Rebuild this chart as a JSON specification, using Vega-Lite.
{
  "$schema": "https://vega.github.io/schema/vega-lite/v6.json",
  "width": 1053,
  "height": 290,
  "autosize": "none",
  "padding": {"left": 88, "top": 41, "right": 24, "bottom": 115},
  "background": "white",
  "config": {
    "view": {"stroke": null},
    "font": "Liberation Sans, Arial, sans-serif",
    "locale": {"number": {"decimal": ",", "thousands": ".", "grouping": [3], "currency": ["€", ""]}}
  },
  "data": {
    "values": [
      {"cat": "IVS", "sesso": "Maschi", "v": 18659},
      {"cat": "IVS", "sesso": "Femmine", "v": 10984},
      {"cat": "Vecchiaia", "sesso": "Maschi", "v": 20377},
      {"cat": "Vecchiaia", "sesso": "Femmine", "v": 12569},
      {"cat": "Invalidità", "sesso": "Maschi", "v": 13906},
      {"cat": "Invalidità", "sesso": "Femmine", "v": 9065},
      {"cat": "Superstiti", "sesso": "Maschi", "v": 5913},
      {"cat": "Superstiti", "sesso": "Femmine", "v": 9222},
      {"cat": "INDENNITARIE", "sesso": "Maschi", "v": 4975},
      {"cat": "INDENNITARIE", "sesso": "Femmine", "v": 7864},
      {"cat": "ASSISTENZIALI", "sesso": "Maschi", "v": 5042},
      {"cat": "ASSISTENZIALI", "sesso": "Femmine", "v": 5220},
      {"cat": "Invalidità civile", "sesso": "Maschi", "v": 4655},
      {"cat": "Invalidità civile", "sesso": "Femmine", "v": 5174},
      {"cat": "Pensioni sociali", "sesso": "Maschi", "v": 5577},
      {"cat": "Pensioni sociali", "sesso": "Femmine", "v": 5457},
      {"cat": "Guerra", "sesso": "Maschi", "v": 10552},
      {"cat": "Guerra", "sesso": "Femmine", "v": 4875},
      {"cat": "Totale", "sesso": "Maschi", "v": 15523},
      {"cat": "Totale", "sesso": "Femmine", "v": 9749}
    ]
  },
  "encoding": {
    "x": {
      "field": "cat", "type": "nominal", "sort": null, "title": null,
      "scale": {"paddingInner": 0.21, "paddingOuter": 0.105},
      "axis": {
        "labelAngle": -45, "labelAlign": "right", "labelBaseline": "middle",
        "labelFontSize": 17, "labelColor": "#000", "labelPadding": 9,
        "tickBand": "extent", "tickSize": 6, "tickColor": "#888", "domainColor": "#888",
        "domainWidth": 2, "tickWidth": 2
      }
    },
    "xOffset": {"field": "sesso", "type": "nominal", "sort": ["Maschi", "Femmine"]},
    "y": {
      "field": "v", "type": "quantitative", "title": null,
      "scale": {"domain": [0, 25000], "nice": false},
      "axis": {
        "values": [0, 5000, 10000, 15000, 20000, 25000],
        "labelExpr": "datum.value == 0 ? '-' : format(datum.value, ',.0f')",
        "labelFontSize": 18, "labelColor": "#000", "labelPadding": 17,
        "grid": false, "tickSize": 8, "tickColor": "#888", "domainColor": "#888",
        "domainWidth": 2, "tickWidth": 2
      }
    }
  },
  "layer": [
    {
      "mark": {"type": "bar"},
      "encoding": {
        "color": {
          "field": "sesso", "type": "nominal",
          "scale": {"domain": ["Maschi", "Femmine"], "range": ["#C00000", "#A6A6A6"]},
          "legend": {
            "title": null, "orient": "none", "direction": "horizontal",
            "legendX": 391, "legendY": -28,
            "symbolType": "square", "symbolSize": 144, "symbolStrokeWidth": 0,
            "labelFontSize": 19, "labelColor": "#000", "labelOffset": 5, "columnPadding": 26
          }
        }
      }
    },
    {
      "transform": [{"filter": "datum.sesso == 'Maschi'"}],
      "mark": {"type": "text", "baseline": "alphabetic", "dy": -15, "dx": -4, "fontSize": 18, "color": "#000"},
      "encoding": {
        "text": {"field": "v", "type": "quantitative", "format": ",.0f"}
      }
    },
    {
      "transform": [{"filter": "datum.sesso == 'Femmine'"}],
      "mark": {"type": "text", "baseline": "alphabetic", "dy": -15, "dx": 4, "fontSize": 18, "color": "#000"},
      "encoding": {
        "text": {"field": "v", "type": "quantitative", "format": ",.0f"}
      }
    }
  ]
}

◆ Task objective: Return the whole listing exactly, with every line included.

◆ Expected output:
Rebuild this chart as a JSON specification, using Vega-Lite.
{
  "$schema": "https://vega.github.io/schema/vega-lite/v6.json",
  "width": 1053,
  "height": 290,
  "autosize": "none",
  "padding": {"left": 88, "top": 41, "right": 24, "bottom": 115},
  "background": "white",
  "config": {
    "view": {"stroke": null},
    "font": "Liberation Sans, Arial, sans-serif",
    "locale": {"number": {"decimal": ",", "thousands": ".", "grouping": [3], "currency": ["€", ""]}}
  },
  "data": {
    "values": [
      {"cat": "IVS", "sesso": "Maschi", "v": 18659},
      {"cat": "IVS", "sesso": "Femmine", "v": 10984},
      {"cat": "Vecchiaia", "sesso": "Maschi", "v": 20377},
      {"cat": "Vecchiaia", "sesso": "Femmine", "v": 12569},
      {"cat": "Invalidità", "sesso": "Maschi", "v": 13906},
      {"cat": "Invalidità", "sesso": "Femmine", "v": 9065},
      {"cat": "Superstiti", "sesso": "Maschi", "v": 5913},
      {"cat": "Superstiti", "sesso": "Femmine", "v": 9222},
      {"cat": "INDENNITARIE", "sesso": "Maschi", "v": 4975},
      {"cat": "INDENNITARIE", "sesso": "Femmine", "v": 7864},
      {"cat": "ASSISTENZIALI", "sesso": "Maschi", "v": 5042},
      {"cat": "ASSISTENZIALI", "sesso": "Femmine", "v": 5220},
      {"cat": "Invalidità civile", "sesso": "Maschi", "v": 4655},
      {"cat": "Invalidità civile", "sesso": "Femmine", "v": 5174},
      {"cat": "Pensioni sociali", "sesso": "Maschi", "v": 5577},
      {"cat": "Pensioni sociali", "sesso": "Femmine", "v": 5457},
      {"cat": "Guerra", "sesso": "Maschi", "v": 10552},
      {"cat": "Guerra", "sesso": "Femmine", "v": 4875},
      {"cat": "Totale", "sesso": "Maschi", "v": 15523},
      {"cat": "Totale", "sesso": "Femmine", "v": 9749}
    ]
  },
  "encoding": {
    "x": {
      "field": "cat", "type": "nominal", "sort": null, "title": null,
      "scale": {"paddingInner": 0.21, "paddingOuter": 0.105},
      "axis": {
        "labelAngle": -45, "labelAlign": "right", "labelBaseline": "middle",
        "labelFontSize": 17, "labelColor": "#000", "labelPadding": 9,
        "tickBand": "extent", "tickSize": 6, "tickColor": "#888", "domainColor": "#888",
        "domainWidth": 2, "tickWidth": 2
      }
    },
    "xOffset": {"field": "sesso", "type": "nominal", "sort": ["Maschi", "Femmine"]},
    "y": {
      "field": "v", "type": "quantitative", "title": null,
      "scale": {"domain": [0, 25000], "nice": false},
      "axis": {
        "values": [0, 5000, 10000, 15000, 20000, 25000],
        "labelExpr": "datum.value == 0 ? '-' : format(datum.value, ',.0f')",
        "labelFontSize": 18, "labelColor": "#000", "labelPadding": 17,
        "grid": false, "tickSize": 8, "tickColor": "#888", "domainColor": "#888",
        "domainWidth": 2, "tickWidth": 2
      }
    }
  },
  "layer": [
    {
      "mark": {"type": "bar"},
      "encoding": {
        "color": {
          "field": "sesso", "type": "nominal",
          "scale": {"domain": ["Maschi", "Femmine"], "range": ["#C00000", "#A6A6A6"]},
          "legend": {
            "title": null, "orient": "none", "direction": "horizontal",
            "legendX": 391, "legendY": -28,
            "symbolType": "square", "symbolSize": 144, "symbolStrokeWidth": 0,
            "labelFontSize": 19, "labelColor": "#000", "labelOffset": 5, "columnPadding": 26
          }
        }
      }
    },
    {
      "transform": [{"filter": "datum.sesso == 'Maschi'"}],
      "mark": {"type": "text", "baseline": "alphabetic", "dy": -15, "dx": -4, "fontSize": 18, "color": "#000"},
      "encoding": {
        "text": {"field": "v", "type": "quantitative", "format": ",.0f"}
      }
    },
    {
      "transform": [{"filter": "datum.sesso == 'Femmine'"}],
      "mark": {"type": "text", "baseline": "alphabetic", "dy": -15, "dx": 4, "fontSize": 18, "color": "#000"},
      "encoding": {
        "text": {"field": "v", "type": "quantitative", "format": ",.0f"}
      }
    }
  ]
}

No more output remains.